__Written task__: Without the pictures, repeat the listing character for character.

[START Data provided]

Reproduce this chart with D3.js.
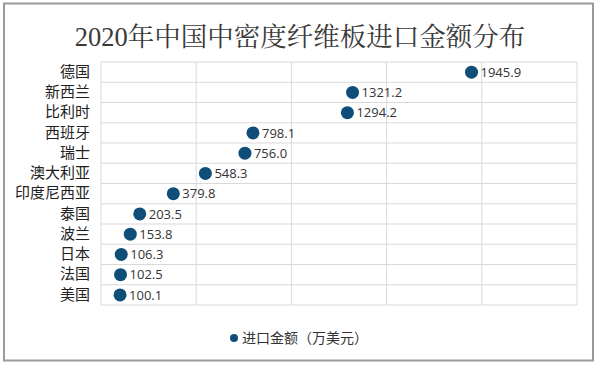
<!DOCTYPE html>
<html><head><meta charset="utf-8">
<script src="https://cdn.jsdelivr.net/npm/d3@7"></script>
<style>body{margin:0;background:#fff}svg{display:block}</style>
</head><body>
<script>
const categories = ["德国","新西兰","比利时","西班牙","瑞士","澳大利亚","印度尼西亚","泰国","波兰","日本","法国","美国"];
const values = [1945.9,1321.2,1294.2,798.1,756.0,548.3,379.8,203.5,153.8,106.3,102.5,100.1];
const xTicks = [0,500,1000,1500,2000,2500];
const seriesName = "进口金额（万美元）";
const title = "2020年中国中密度纤维板进口金额分布";

const W = 599, H = 365;
const svg = d3.select("body").append("svg").attr("width", W).attr("height", H);
svg.append("rect").attr("x",0).attr("y",0).attr("width",W).attr("height",H).attr("fill","#fff");
svg.append("rect").attr("x",4).attr("y",3.5).attr("width",589).attr("height",357)
  .attr("fill","#fff").attr("stroke","#9a9a9a").attr("stroke-width",2);

const m = {left:101, right:577, top:62, bottom:305};
const x = d3.scaleLinear().domain([0,2500]).range([m.left,m.right]);
const y = d3.scaleBand().domain(categories).range([m.top,m.bottom]);

svg.append("text").attr("x",300).attr("y",46).attr("text-anchor","middle")
  .attr("font-family","'Liberation Serif','Noto Serif CJK SC','Noto Sans CJK SC',serif")
  .attr("font-size",26.5).attr("fill","#3a3a3a").text(title);

const g = svg.append("g");
g.selectAll("line.v").data(xTicks).join("line")
  .attr("x1",d=>x(d)).attr("x2",d=>x(d)).attr("y1",m.top).attr("y2",m.bottom)
  .attr("stroke","#d9d9d9").attr("stroke-width",1);
const bounds = categories.map(c=>y(c)).concat([m.bottom]);
g.selectAll("line.h").data(bounds).join("line")
  .attr("x1",m.left).attr("x2",m.right).attr("y1",d=>d).attr("y2",d=>d)
  .attr("stroke","#d9d9d9").attr("stroke-width",1);

const yAxis = d3.axisLeft(y).tickSize(0).tickPadding(11);
const ya = svg.append("g").attr("transform",`translate(${m.left},0)`).call(yAxis);
ya.select(".domain").remove();
ya.selectAll("text").attr("font-family","'Noto Sans CJK SC',sans-serif").attr("font-size",15).attr("fill","#222");

svg.selectAll("circle.pt").data(values).join("circle")
  .attr("cx",d=>x(d)).attr("cy",(d,i)=>y(categories[i])+y.bandwidth()/2)
  .attr("r",6.5).attr("fill","#0e4e78");
svg.selectAll("text.lbl").data(values).join("text")
  .attr("x",d=>x(d)+9).attr("y",(d,i)=>y(categories[i])+y.bandwidth()/2)
  .attr("dy","0.36em").attr("font-family","'Open Sans','Noto Sans',sans-serif")
  .attr("font-size",13).attr("fill","#333").text(d=>d.toFixed(1));

svg.append("circle").attr("cx",234).attr("cy",338).attr("r",4).attr("fill","#0e4e78");
svg.append("text").attr("x",242).attr("y",338).attr("dy","0.35em")
  .attr("font-family","'Noto Sans CJK SC',sans-serif").attr("font-size",14).attr("fill","#333").text(seriesName);
</script>
</body></html>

[END Data provided]

__Written response__:
Reproduce this chart with D3.js.
<!DOCTYPE html>
<html><head><meta charset="utf-8">
<script src="https://cdn.jsdelivr.net/npm/d3@7"></script>
<style>body{margin:0;background:#fff}svg{display:block}</style>
</head><body>
<script>
const categories = ["德国","新西兰","比利时","西班牙","瑞士","澳大利亚","印度尼西亚","泰国","波兰","日本","法国","美国"];
const values = [1945.9,1321.2,1294.2,798.1,756.0,548.3,379.8,203.5,153.8,106.3,102.5,100.1];
const xTicks = [0,500,1000,1500,2000,2500];
const seriesName = "进口金额（万美元）";
const title = "2020年中国中密度纤维板进口金额分布";

const W = 599, H = 365;
const svg = d3.select("body").append("svg").attr("width", W).attr("height", H);
svg.append("rect").attr("x",0).attr("y",0).attr("width",W).attr("height",H).attr("fill","#fff");
svg.append("rect").attr("x",4).attr("y",3.5).attr("width",589).attr("height",357)
  .attr("fill","#fff").attr("stroke","#9a9a9a").attr("stroke-width",2);

const m = {left:101, right:577, top:62, bottom:305};
const x = d3.scaleLinear().domain([0,2500]).range([m.left,m.right]);
const y = d3.scaleBand().domain(categories).range([m.top,m.bottom]);

svg.append("text").attr("x",300).attr("y",46).attr("text-anchor","middle")
  .attr("font-family","'Liberation Serif','Noto Serif CJK SC','Noto Sans CJK SC',serif")
  .attr("font-size",26.5).attr("fill","#3a3a3a").text(title);

const g = svg.append("g");
g.selectAll("line.v").data(xTicks).join("line")
  .attr("x1",d=>x(d)).attr("x2",d=>x(d)).attr("y1",m.top).attr("y2",m.bottom)
  .attr("stroke","#d9d9d9").attr("stroke-width",1);
const bounds = categories.map(c=>y(c)).concat([m.bottom]);
g.selectAll("line.h").data(bounds).join("line")
  .attr("x1",m.left).attr("x2",m.right).attr("y1",d=>d).attr("y2",d=>d)
  .attr("stroke","#d9d9d9").attr("stroke-width",1);

const yAxis = d3.axisLeft(y).tickSize(0).tickPadding(11);
const ya = svg.append("g").attr("transform",`translate(${m.left},0)`).call(yAxis);
ya.select(".domain").remove();
ya.selectAll("text").attr("font-family","'Noto Sans CJK SC',sans-serif").attr("font-size",15).attr("fill","#222");

svg.selectAll("circle.pt").data(values).join("circle")
  .attr("cx",d=>x(d)).attr("cy",(d,i)=>y(categories[i])+y.bandwidth()/2)
  .attr("r",6.5).attr("fill","#0e4e78");
svg.selectAll("text.lbl").data(values).join("text")
  .attr("x",d=>x(d)+9).attr("y",(d,i)=>y(categories[i])+y.bandwidth()/2)
  .attr("dy","0.36em").attr("font-family","'Open Sans','Noto Sans',sans-serif")
  .attr("font-size",13).attr("fill","#333").text(d=>d.toFixed(1));

svg.append("circle").attr("cx",234).attr("cy",338).attr("r",4).attr("fill","#0e4e78");
svg.append("text").attr("x",242).attr("y",338).attr("dy","0.35em")
  .attr("font-family","'Noto Sans CJK SC',sans-serif").attr("font-size",14).attr("fill","#333").text(seriesName);
</script>
</body></html>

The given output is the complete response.